If you are interested in that space, would throw our project in the mix which uses ColPali under the hood transparently.
https://github.com/tjmlabs/ColiVara
The main benchmark for this is the Vidore leaderboard. Where we would love to see where VoyageAI performs compared to the more open-source implementations.
I'm missing something. Shouldn't any llm that's 'natively multimodal' somehow include embeddings which are multi-modal? for ex here's googles blogpost on Gemini
Until now, the standard approach to creating multimodal models involved
training separate components for different modalities and then stitching them
together to roughly mimic some of this functionality. These models can
sometimes be good at performing certain tasks, like describing images, but
struggle with more conceptual and complex reasoning.
We designed Gemini to be natively multimodal, pre-trained from the start on
different modalities. Then we fine-tuned it with additional multimodal data to
further refine its effectiveness. This helps Gemini seamlessly understand and
reason about all kinds of inputs from the ground up, far better than existing
multimodal models — and its capabilities are state of the art in nearly every
domain.Indeed, sad that their models are both commercial proprietary and API only.
This does read very impressive. Any critical perspectives on the presented evaluation? What about noon-English text?
I understand the model is, like for other commercial ones, available exclusively through their API, right?
API-only model. No thanks but congrats anyway.
Looks quite interesting! I’ve been working on AnyModal, a framework for integrating different data types (like images and audio) with LLMs: https://github.com/ritabratamaiti/AnyModal. It seems that voyage-multimodal-3 would be quite promising in developing multimodal LLMs, but I am not sure if that is the intended use case.
In the traditional Python API, the Voyage engine will tokenize blocks of text and output a string of characters. This model seems to be doing that by vectorizing images in space.
Words like 'you' and 'apple' will be a unitary token. More complex terms like 'pikachu' may be divided into pik-a-chu.
This is a cool way to look at multimodal embeddings. They look at performance as the the percentage of inputs slides from one modality to another:
https://i0.wp.com/blog.voyageai.com/wp-content/uploads/2024/...
The colab measures dot product values 0.428 and 0.498, describing them as "...similarity value is quite high." Is that high? Can you design a system that confidently labels data with a 0.4 threshold?
Check out ColPali and ColQwen for a SOTA open source version.
I wish people would take the time to put in real datasets and make qualitative analysis of when and why "foo new solution" is better.
Quantitative benchmarks are great, but sparse.
Funny, all those big name Stanford advisors for a company that builds embeddings... A couple of strong MLEs can deliver everything they are doing. This shouldn't be a company but OK... I'm sure some clueless VCs in SV gave them money.

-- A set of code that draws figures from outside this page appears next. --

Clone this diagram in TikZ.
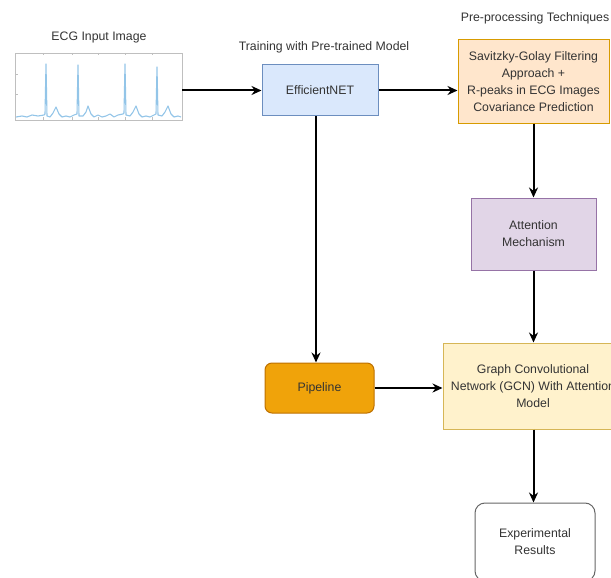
\documentclass[tikz,border=0pt]{standalone}
\usepackage{fontspec}
\setmainfont{Liberation Sans}
\usetikzlibrary{arrows.meta}
\definecolor{txt}{HTML}{333333}
\definecolor{effFill}{HTML}{DAE8FC}
\definecolor{effLine}{HTML}{6C8EBF}
\definecolor{preFill}{HTML}{FFE6CC}
\definecolor{preLine}{HTML}{D79B00}
\definecolor{attFill}{HTML}{E1D5E7}
\definecolor{attLine}{HTML}{9673A6}
\definecolor{gcnFill}{HTML}{FFF2CC}
\definecolor{gcnLine}{HTML}{D6B656}
\definecolor{pipeFill}{HTML}{F0A30A}
\definecolor{pipeLine}{HTML}{BD7000}
\definecolor{ecgTrace}{HTML}{93C5E8}
\begin{document}
\begin{tikzpicture}[x=1pt, y=-1pt,
			font=\fontsize{12.3}{17}\selectfont,
			box/.style={draw, line width=1pt, text=txt, align=center, inner sep=2pt},
			title/.style={text=txt, inner sep=1pt},
			flow/.style={line width=2pt, -{Stealth[length=10pt, width=9pt]}}]
			\useasboundingbox (0,0) rectangle (611,578);
			
			% input image
			\node[title] (ECGt) at (99,37) {ECG Input Image};
			\node[draw=gray!50, line width=0.6pt, minimum width=167pt, minimum height=67pt, inner sep=0pt] (ECG) at (98.5,86.5) {};
			\foreach \x in {43,72,98,125,152}{
			  \draw[gray!50, line width=0.4pt] (\x,53) -- (\x,55.5);
			  \draw[gray!50, line width=0.4pt] (\x,120) -- (\x,117.5);
			}
			\foreach \y in {74,94}{
			  \draw[gray!50, line width=0.4pt] (15,\y) -- (17.5,\y);
			}
			\draw[ecgTrace, line width=1.1pt, line join=round] plot coordinates {
			  (16,117) (22,116) (27,117) (32,115) (38,116) (44,115) (45,114) (46,64) (47,116) (50,117) (53,113) (56,107) (59,114) (62,117)
			  (66,116) (70,117) (74,115) (77,114) (78,65) (79,116) (83,116) (86,112) (88,106) (91,114) (94,117) (98,115) (102,117)
			  (106,116) (110,114) (114,117) (118,115) (123,114) (124,113) (125,64) (126,115) (130,116) (133,112) (136,106) (139,114)
			  (142,117) (146,116) (150,117) (154,115) (156,114) (157,67) (158,115) (162,116) (165,112) (168,106) (171,114) (174,117)
			  (178,116) (181,117)};
			
			% model
			\node[title] (EFFt) at (324,47) {Training with Pre-trained Model};
			\node[box, draw=effLine, fill=effFill, minimum width=116pt, minimum height=51pt] (EFF) at (320,90.5) {EfficientNET};
			
			\node[title] (PREt) at (535,18) {Pre-processing Techniques};
			\node[box, draw=preLine, fill=preFill, minimum width=151pt, minimum height=83pt] (PRE) at (533.5,81.5)
			  {Savitzky-Golay Filtering\\Approach +\\R-peaks in ECG Images\\Covariance Prediction};
			\node[box, draw=attLine, fill=attFill, minimum width=125pt, minimum height=72pt] (ATT) at (533.5,234) {Attention\\Mechanism};
			\node[box, draw=gcnLine, fill=gcnFill, minimum width=180pt, minimum height=86pt] (GCN) at (533,386)
			  {Graph Convolutional\\Network (GCN) With Attention\\Model};
			\node[box, draw=pipeLine, fill=pipeFill, rounded corners=7pt, minimum width=109pt, minimum height=50pt] (PIPE) at (319.5,388) {Pipeline};
			\node[box, draw=gray!80!black, rounded corners=10pt, minimum width=120pt, minimum height=78pt] (RES) at (535,542) {Experimental\\Results};
			
			% connectors
			\draw[flow] (ECG.east |- EFF.west) -- (EFF.west);
			\draw[flow] (EFF.east) -- (EFF.east -| PRE.west);
			\draw[flow] (PRE.south) -- (PRE.south |- ATT.north);
			\draw[flow] (ATT.south) -- (ATT.south |- GCN.north);
			\draw[flow] (EFF.south -| 316,0) -- (PIPE.north -| 316,0);
			\draw[flow] (PIPE.east) -- (PIPE.east -| GCN.west);
			\draw[flow] (GCN.south -| ATT.south) -- (RES.north -| ATT.south);
		\end{tikzpicture}
\end{document}
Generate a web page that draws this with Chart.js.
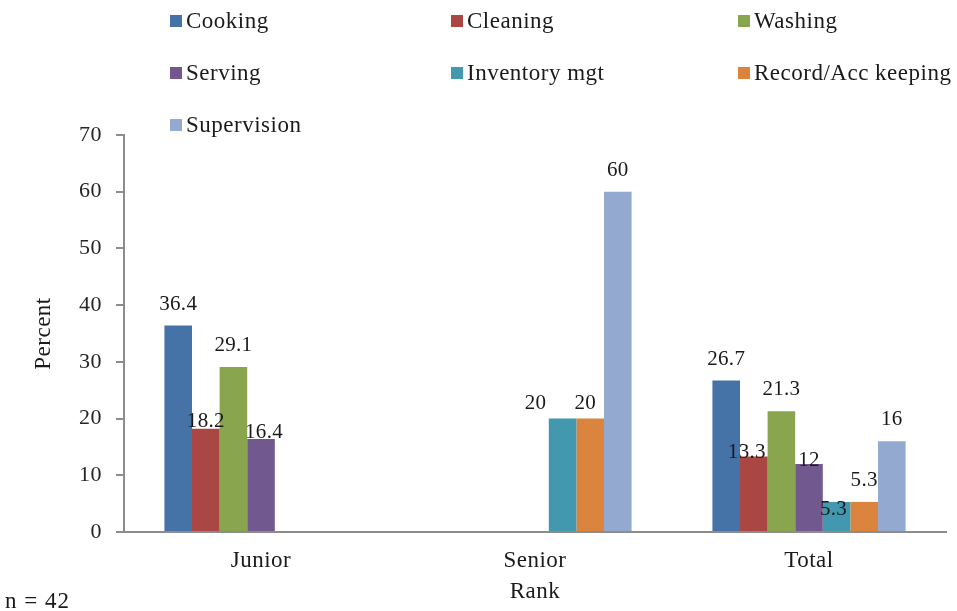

And just to be clear. I don't think that delivering strong embeddings for different domains is an easy task. However, it's 2024 not 2016.
This is a key observation that is simple and intuitive:
>All CLIP-like models perform poorly on mixed-modality search due to a phenomenon known as the modality gap. As illustrated in the figure below, the closest vector to the snippet “I address you, members of the Seventy-Seventh Congress…” is not its screenshot, but other texts. This leads to search results that are skewed towards items of the same modality; in other words, text vectors will be closer to irrelevant texts than relevant images in the embedding space.